Abstract

This article offers insights into the classic impasse of citizenship and sovereignty in post-colonial South Asia. It focuses on two public texts, a national identification card and a censored photograph, both generated during a state of emergency in Bangladesh, from 2007-2008. By “impasse,” I point to the ideological loop that paternalistic authority resorts to in the name of governance, where a repressive, corrupt, and/or un-democratic governmental apparatus is blamed for the underdeveloped political rationality of its citizens. For the very same reason, sovereignty as domination is justified in order to protect these masses from their own unruly nature, that is, from becoming members of crowds as opposed to proper citizens.

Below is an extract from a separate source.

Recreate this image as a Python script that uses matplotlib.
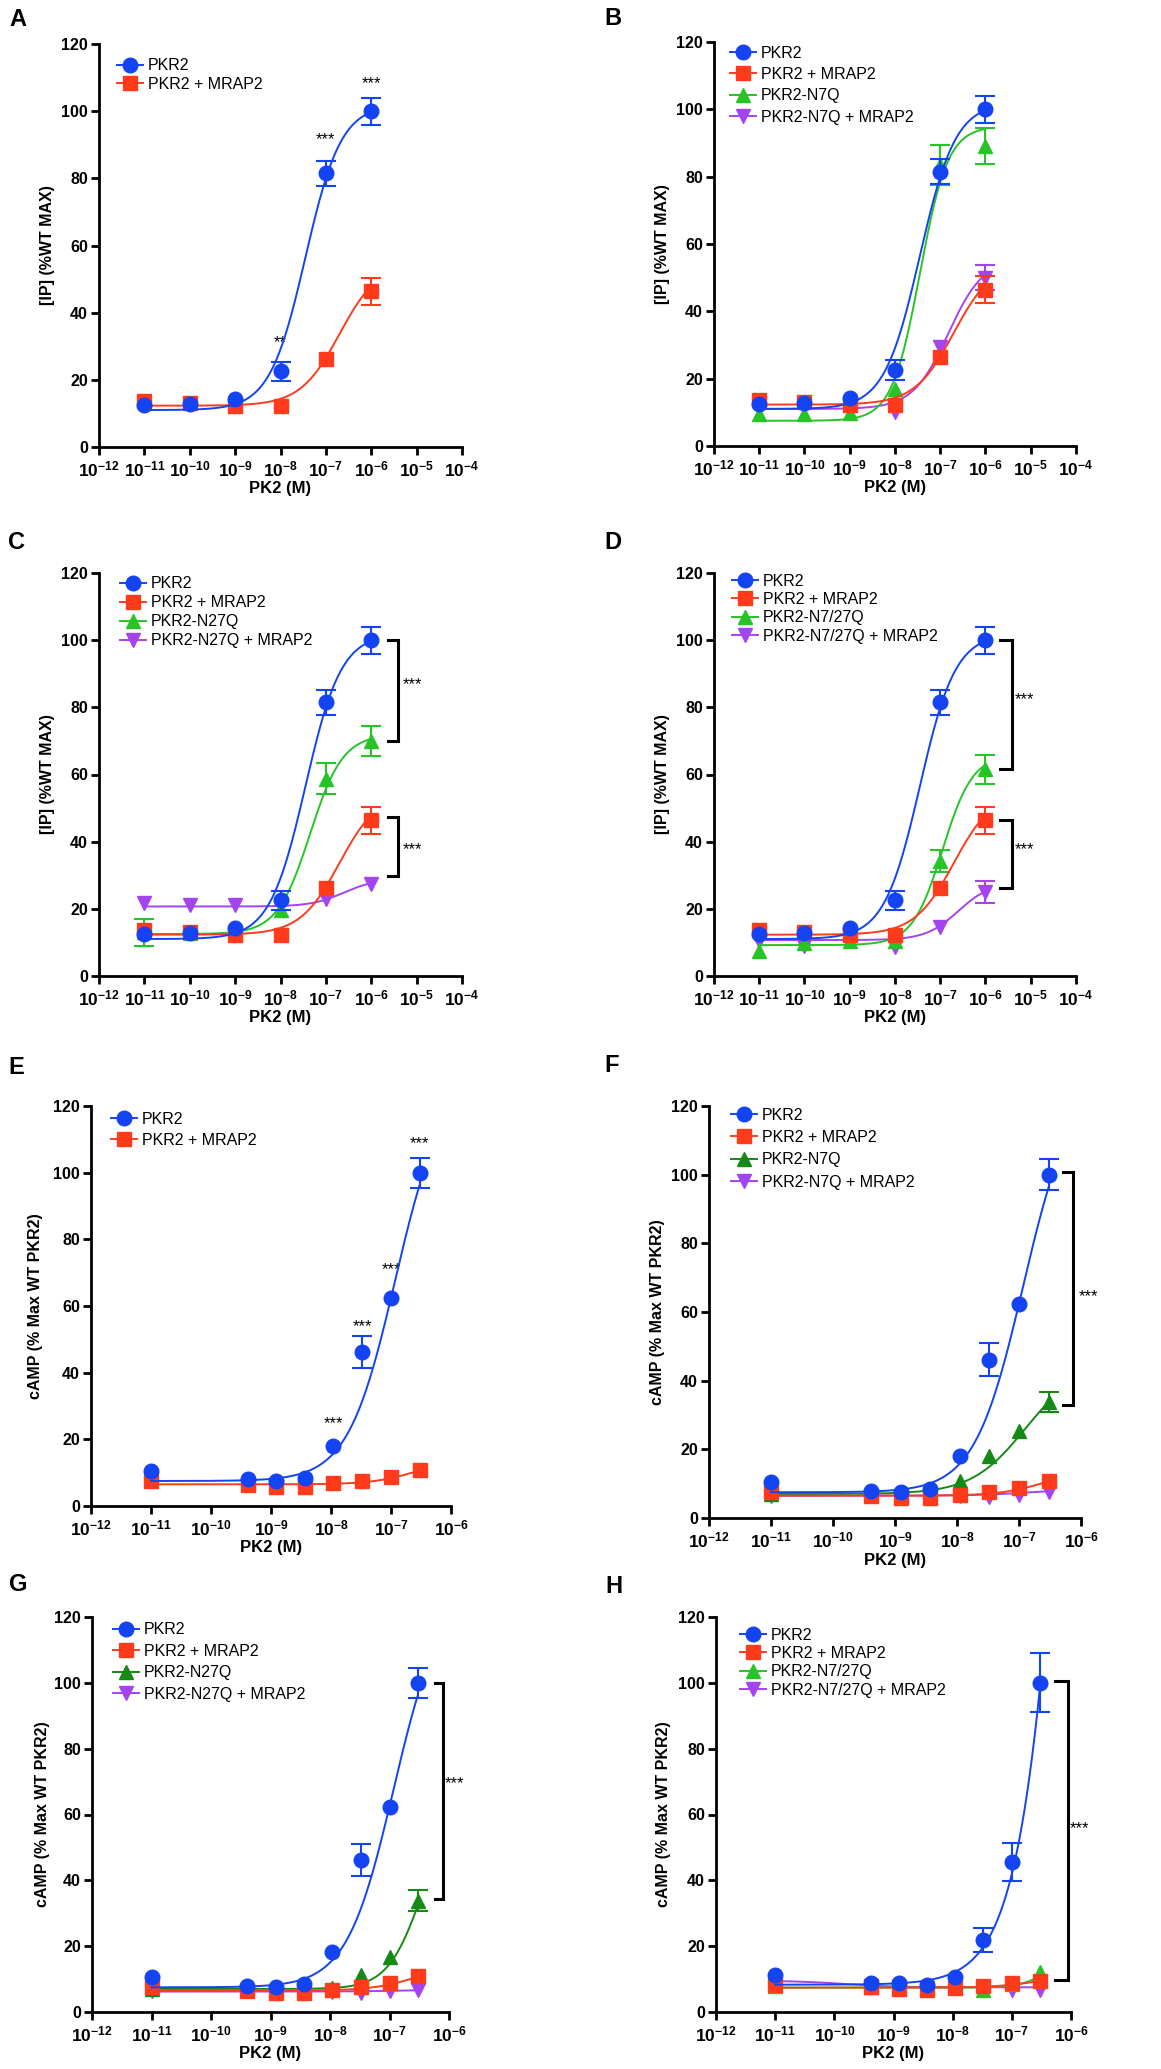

Examining the humor surrounding the electronic circulation of an identification document, amidst attempts to roll out a national ID card during the Emergency, I draw attention to the limits of the non-ancestral mode of political power that attempted to interpellate a new kind of citizen. My analysis of a photograph, that was later censored, of a man kicking an official in military uniform suggests that the crowd forms the always-threatening backdrop against which a range of individual and collective identities of the citizen are articulated. On an analytical level, I develop a theory of “picture-thinking” as a key function of sovereignty. I take the formulation from William Mazzarella who, following G. W. F. Hegel and Gustave Le Bon, historicizes the purported opposition between so-called rational citizens and affective crowds. Ultimately, I argue that the post-colonial sovereign, quick to blame the crowds for “picture-thinking,” more often than not, partakes of this very act.